• _SET PROBLEM_
Wherever the string "page" appears in a line, extract that line.

# ENTRIES SUPPLIED start

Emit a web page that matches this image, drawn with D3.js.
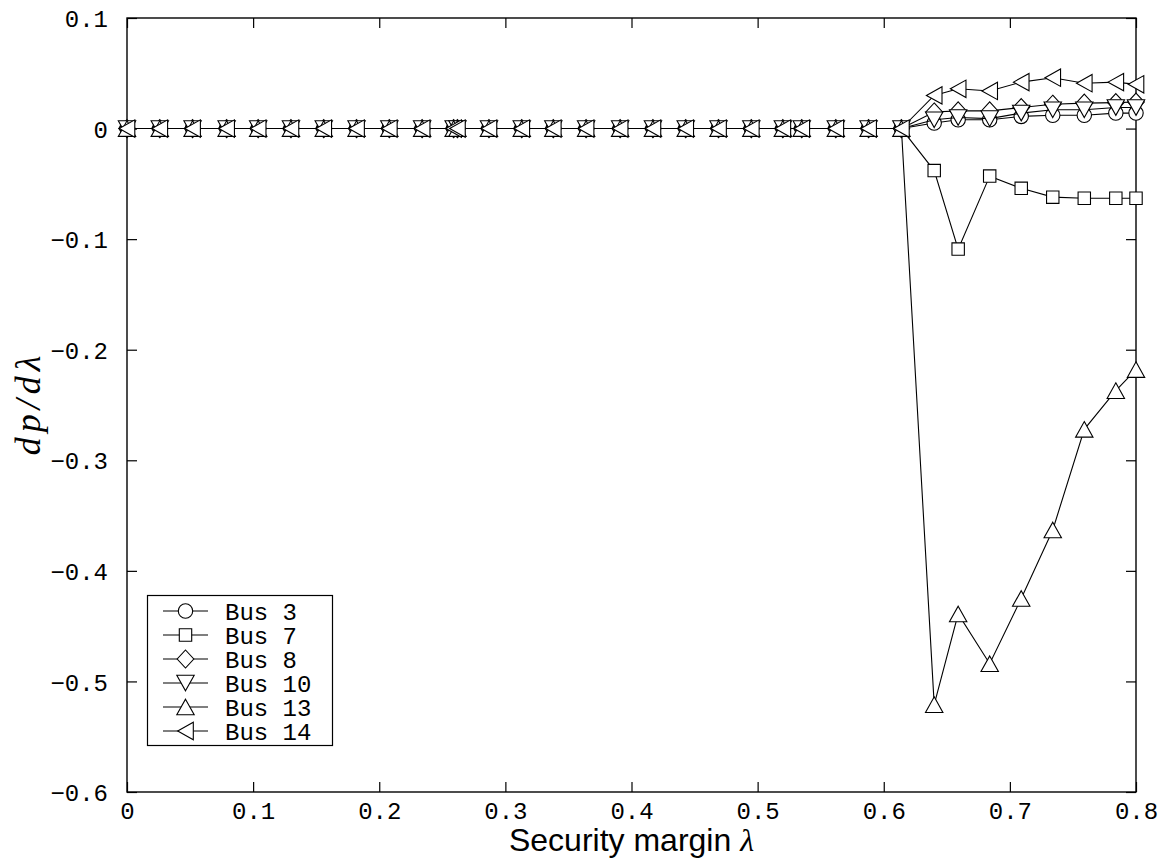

# ENTRIES SUPPLIED end
# ENTRIES SUPPLIED start

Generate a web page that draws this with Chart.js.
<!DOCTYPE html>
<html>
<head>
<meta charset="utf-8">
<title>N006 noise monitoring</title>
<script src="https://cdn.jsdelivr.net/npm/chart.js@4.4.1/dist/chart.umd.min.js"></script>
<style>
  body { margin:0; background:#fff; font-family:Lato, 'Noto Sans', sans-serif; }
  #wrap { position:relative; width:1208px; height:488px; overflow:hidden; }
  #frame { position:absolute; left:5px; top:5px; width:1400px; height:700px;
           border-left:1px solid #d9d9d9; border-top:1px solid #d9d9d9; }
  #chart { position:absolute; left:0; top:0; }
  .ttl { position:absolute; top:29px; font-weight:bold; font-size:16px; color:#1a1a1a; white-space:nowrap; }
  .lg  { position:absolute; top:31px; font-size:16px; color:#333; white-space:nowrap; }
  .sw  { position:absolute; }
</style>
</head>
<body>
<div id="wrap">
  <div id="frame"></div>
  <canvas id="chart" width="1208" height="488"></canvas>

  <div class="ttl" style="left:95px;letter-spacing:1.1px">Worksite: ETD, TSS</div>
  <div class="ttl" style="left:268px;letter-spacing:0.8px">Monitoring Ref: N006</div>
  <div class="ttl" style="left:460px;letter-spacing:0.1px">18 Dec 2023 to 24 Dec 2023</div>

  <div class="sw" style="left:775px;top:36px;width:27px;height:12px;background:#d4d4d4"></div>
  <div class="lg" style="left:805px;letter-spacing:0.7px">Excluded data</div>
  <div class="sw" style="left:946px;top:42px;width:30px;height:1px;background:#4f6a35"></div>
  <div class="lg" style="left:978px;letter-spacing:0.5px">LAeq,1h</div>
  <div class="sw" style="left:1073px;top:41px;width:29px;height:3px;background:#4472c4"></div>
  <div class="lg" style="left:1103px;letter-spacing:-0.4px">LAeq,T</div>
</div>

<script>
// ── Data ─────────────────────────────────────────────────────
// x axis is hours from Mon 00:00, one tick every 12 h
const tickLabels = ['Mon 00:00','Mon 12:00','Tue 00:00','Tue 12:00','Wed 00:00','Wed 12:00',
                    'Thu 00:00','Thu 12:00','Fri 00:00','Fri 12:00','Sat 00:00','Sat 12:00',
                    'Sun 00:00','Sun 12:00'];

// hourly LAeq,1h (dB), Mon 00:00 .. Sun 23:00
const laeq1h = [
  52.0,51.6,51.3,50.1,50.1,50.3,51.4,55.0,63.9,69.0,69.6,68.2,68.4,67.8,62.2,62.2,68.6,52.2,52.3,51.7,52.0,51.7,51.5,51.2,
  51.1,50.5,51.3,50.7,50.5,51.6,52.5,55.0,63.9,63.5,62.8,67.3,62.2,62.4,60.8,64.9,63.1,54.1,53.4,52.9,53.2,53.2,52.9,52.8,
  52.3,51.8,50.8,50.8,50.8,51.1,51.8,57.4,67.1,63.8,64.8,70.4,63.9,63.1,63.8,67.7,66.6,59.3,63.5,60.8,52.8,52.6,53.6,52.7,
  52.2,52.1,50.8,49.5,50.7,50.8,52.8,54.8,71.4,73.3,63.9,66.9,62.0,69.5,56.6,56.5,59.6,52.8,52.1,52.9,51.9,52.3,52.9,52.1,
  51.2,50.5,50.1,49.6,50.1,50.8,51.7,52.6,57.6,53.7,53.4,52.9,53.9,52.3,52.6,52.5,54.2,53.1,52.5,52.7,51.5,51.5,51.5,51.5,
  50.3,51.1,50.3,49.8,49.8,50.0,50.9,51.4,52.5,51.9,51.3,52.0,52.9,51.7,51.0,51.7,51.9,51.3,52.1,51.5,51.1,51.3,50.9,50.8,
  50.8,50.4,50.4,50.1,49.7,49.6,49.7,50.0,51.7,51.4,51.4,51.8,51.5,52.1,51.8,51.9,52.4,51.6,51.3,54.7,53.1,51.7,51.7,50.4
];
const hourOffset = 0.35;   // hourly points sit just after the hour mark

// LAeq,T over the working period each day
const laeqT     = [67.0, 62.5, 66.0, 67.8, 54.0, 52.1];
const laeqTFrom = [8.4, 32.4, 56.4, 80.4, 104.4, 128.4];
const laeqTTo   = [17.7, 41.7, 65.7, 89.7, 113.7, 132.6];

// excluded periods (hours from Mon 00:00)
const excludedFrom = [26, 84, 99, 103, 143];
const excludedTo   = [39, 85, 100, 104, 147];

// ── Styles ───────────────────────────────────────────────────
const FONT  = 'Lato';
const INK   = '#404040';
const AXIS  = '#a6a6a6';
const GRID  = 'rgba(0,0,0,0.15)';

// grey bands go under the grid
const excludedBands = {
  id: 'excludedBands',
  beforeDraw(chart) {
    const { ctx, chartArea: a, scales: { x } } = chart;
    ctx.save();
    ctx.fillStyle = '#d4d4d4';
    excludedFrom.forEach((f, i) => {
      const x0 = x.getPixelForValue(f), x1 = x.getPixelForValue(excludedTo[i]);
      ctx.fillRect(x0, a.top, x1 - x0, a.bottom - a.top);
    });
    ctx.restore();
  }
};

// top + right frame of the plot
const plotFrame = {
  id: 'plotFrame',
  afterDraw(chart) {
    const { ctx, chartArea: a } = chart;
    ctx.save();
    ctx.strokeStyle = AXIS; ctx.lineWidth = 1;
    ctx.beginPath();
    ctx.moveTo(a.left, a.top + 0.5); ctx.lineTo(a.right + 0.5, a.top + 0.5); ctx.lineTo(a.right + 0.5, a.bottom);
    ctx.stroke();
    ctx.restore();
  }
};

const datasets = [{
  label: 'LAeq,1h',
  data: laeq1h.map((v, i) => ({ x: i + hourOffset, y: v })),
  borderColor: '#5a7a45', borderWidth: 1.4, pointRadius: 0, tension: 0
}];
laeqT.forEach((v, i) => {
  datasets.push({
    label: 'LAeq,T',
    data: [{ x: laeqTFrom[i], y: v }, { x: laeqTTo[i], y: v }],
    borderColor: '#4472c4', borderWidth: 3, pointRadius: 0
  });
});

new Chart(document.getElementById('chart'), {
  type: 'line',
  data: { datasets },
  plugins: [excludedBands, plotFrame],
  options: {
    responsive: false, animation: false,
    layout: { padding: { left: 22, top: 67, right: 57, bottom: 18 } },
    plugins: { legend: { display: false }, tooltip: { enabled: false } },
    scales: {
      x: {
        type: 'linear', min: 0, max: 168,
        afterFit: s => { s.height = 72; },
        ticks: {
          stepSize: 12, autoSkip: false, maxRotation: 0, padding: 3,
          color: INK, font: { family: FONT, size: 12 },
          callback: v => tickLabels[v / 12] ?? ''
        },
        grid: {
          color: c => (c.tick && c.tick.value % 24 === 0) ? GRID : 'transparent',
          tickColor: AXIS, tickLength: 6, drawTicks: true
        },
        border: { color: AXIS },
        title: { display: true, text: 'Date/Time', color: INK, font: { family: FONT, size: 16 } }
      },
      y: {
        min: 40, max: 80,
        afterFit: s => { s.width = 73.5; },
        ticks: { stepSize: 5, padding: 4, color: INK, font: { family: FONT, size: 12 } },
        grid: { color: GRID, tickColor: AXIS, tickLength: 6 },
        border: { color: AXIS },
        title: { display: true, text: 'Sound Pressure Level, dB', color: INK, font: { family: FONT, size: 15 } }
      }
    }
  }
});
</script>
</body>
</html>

# ENTRIES SUPPLIED end

• _RESPONSE FOR THIS EXERCISE_
Emit a web page that matches this image, drawn with D3.js.
Generate a web page that draws this with Chart.js.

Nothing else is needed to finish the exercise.